**TASK BRIEF:**
Print, please, exactly and only the lines between the line holding "Clone this chart in matplotlib." and the line holding "yticks = [0, 10, 20, 30, 40, 50, 60]", inclusive, omitting any pictures.

**TASK INPUTS:**

## Start

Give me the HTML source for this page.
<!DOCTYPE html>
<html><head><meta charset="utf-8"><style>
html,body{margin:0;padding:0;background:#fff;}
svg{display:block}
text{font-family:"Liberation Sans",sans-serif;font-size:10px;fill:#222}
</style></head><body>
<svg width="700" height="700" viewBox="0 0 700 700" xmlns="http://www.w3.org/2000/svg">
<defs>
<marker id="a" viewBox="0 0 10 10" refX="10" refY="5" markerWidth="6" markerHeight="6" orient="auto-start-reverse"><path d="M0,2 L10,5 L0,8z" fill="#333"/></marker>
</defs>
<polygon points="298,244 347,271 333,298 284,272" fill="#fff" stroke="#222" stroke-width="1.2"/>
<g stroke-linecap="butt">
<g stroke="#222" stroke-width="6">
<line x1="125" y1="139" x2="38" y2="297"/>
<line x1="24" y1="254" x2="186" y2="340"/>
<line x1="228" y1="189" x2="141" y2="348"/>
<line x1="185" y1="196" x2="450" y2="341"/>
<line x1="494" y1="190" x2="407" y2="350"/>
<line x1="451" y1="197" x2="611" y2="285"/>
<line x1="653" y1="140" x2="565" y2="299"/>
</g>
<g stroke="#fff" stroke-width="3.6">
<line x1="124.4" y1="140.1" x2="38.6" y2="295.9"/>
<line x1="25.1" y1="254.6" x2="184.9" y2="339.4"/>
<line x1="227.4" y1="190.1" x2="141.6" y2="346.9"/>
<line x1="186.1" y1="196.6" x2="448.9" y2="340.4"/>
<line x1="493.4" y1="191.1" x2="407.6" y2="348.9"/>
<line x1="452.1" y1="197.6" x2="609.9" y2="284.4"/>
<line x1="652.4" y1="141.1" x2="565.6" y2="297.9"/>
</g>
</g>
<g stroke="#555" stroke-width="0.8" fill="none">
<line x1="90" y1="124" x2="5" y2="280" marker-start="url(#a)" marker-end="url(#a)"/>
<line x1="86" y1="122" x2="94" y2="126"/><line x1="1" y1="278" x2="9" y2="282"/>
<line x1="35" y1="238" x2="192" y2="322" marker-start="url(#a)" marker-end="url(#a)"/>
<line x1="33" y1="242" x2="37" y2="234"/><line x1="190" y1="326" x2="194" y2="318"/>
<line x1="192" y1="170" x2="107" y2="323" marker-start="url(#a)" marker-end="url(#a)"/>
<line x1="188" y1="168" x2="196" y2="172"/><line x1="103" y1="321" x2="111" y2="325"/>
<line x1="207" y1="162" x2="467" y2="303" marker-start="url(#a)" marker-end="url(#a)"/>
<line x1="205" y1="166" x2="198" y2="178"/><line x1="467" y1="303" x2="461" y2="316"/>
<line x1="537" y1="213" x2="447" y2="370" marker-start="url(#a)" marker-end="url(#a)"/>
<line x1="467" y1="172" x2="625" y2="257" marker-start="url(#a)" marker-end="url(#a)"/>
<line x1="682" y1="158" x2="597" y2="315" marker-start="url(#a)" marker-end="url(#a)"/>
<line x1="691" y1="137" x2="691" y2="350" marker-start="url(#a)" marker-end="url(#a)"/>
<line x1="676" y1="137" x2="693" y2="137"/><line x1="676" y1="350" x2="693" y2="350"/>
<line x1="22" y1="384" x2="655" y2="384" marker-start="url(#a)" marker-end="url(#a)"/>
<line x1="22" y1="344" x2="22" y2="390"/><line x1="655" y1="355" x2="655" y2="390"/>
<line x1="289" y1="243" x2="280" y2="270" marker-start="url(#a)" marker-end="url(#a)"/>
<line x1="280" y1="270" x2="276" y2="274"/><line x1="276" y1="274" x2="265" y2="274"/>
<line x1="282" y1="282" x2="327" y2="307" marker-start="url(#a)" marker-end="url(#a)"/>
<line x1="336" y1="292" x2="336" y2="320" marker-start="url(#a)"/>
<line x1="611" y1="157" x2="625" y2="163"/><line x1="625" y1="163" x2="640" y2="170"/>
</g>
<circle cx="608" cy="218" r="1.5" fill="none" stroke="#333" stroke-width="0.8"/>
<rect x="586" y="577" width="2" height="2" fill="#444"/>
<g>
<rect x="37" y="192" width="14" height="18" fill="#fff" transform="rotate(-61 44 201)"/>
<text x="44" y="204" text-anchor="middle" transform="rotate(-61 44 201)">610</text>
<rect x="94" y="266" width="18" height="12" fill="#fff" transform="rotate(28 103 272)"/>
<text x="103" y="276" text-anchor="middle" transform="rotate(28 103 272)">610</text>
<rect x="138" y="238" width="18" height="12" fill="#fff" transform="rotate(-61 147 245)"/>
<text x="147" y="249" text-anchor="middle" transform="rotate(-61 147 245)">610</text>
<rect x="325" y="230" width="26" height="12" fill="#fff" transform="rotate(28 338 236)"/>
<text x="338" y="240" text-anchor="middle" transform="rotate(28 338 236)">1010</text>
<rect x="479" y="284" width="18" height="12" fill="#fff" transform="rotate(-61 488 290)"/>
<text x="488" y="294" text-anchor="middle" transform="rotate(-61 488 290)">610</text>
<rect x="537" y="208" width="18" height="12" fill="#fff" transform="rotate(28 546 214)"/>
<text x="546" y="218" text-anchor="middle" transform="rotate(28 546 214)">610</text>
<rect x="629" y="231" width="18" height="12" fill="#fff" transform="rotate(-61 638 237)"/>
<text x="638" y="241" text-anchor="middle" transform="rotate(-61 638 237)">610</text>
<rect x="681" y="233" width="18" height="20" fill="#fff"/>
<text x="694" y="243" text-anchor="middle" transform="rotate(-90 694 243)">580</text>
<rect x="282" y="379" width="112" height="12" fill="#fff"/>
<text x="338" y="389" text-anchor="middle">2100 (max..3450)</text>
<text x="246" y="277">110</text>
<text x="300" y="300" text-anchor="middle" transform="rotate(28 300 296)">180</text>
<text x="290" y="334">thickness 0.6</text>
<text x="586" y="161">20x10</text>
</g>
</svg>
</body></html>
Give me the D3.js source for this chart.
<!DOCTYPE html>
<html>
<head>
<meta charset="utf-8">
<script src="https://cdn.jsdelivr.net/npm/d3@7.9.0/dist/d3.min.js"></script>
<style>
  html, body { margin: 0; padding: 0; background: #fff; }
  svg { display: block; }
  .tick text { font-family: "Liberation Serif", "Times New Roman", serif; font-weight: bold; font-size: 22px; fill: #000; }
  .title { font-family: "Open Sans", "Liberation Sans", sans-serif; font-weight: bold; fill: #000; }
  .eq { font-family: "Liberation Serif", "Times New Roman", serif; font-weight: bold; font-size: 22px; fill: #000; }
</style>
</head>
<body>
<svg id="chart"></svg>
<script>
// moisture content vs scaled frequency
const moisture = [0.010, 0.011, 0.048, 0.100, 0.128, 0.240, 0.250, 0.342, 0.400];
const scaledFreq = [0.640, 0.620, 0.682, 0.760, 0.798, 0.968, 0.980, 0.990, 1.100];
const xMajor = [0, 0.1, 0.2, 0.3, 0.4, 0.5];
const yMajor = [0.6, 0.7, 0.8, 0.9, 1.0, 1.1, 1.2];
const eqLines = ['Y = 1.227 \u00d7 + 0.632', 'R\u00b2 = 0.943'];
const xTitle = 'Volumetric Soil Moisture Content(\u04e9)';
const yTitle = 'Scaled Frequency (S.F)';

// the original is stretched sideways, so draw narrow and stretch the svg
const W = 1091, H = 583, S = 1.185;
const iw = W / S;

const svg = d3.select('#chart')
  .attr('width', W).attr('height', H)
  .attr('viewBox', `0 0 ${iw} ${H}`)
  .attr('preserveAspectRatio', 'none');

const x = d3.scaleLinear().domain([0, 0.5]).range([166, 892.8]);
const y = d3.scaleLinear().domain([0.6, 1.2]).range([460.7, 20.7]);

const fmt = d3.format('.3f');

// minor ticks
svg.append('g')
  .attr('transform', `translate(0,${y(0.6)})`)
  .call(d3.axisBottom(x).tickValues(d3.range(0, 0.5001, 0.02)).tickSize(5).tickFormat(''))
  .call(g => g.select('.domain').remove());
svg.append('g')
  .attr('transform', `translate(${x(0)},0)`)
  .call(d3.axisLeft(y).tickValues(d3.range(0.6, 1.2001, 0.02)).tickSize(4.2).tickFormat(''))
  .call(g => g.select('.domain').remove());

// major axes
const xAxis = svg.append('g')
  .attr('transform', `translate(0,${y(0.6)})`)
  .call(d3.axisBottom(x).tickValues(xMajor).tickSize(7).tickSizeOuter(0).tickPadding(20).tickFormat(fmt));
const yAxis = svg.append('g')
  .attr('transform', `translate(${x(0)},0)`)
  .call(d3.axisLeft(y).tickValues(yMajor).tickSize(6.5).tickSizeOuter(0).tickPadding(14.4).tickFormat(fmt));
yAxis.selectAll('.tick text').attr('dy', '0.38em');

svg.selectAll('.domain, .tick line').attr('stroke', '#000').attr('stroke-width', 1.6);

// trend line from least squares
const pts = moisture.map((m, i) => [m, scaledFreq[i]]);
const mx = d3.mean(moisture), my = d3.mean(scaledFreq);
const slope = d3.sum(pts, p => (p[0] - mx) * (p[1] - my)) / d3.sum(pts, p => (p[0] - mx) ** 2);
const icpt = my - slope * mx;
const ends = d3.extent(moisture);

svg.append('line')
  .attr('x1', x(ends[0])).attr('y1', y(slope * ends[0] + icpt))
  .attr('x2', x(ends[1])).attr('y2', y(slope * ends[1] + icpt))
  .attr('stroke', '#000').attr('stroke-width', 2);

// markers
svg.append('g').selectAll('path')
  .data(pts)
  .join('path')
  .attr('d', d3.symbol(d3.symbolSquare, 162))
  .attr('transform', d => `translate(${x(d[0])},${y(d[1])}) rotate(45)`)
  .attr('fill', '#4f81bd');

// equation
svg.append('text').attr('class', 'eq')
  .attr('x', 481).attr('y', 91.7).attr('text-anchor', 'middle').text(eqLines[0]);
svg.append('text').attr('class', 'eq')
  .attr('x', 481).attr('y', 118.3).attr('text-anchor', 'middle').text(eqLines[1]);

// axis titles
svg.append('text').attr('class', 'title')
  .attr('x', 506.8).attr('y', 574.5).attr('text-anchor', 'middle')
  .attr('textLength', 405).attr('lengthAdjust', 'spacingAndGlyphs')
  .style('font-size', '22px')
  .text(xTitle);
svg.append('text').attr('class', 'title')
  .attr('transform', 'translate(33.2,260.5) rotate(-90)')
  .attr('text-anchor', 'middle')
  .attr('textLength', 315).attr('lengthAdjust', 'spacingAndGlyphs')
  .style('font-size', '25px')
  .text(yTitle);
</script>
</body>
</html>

## End
## Start

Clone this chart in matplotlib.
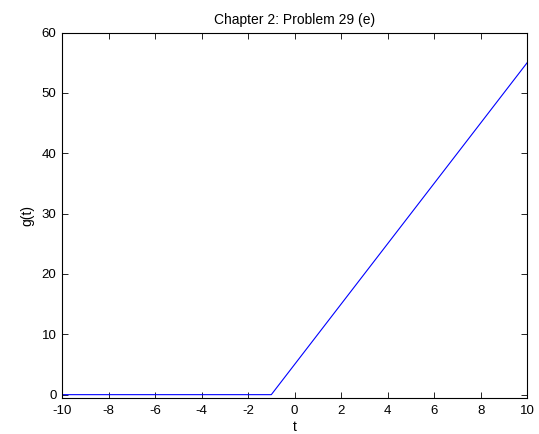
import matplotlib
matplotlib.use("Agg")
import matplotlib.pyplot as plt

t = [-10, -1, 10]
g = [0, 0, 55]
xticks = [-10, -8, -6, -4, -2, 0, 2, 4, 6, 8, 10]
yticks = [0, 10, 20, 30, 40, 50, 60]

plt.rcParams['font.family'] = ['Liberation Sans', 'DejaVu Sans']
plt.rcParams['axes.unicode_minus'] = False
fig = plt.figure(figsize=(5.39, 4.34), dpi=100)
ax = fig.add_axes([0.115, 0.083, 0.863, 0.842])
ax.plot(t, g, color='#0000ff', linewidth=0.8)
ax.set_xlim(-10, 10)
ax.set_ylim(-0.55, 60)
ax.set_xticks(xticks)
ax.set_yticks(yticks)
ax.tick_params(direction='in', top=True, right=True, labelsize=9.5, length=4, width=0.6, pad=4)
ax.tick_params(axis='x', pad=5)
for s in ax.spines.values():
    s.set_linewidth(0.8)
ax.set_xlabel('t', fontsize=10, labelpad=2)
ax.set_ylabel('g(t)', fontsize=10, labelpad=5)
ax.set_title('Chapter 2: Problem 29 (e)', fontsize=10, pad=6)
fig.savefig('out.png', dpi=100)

## End
## Start

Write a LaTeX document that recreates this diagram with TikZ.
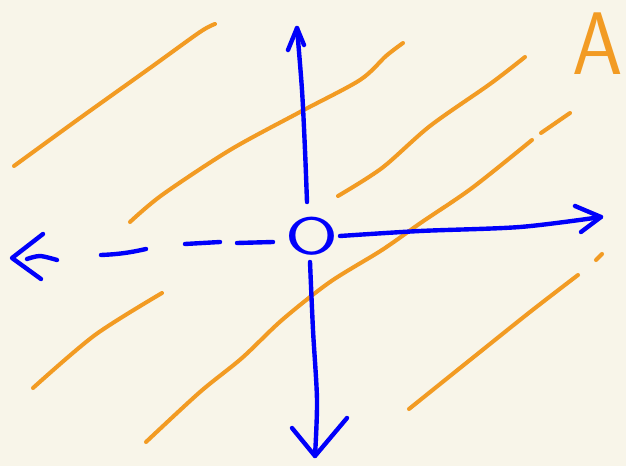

## End

**THE ANSWER:**
Clone this chart in matplotlib.
import matplotlib
matplotlib.use("Agg")
import matplotlib.pyplot as plt

t = [-10, -1, 10]
g = [0, 0, 55]
xticks = [-10, -8, -6, -4, -2, 0, 2, 4, 6, 8, 10]
yticks = [0, 10, 20, 30, 40, 50, 60]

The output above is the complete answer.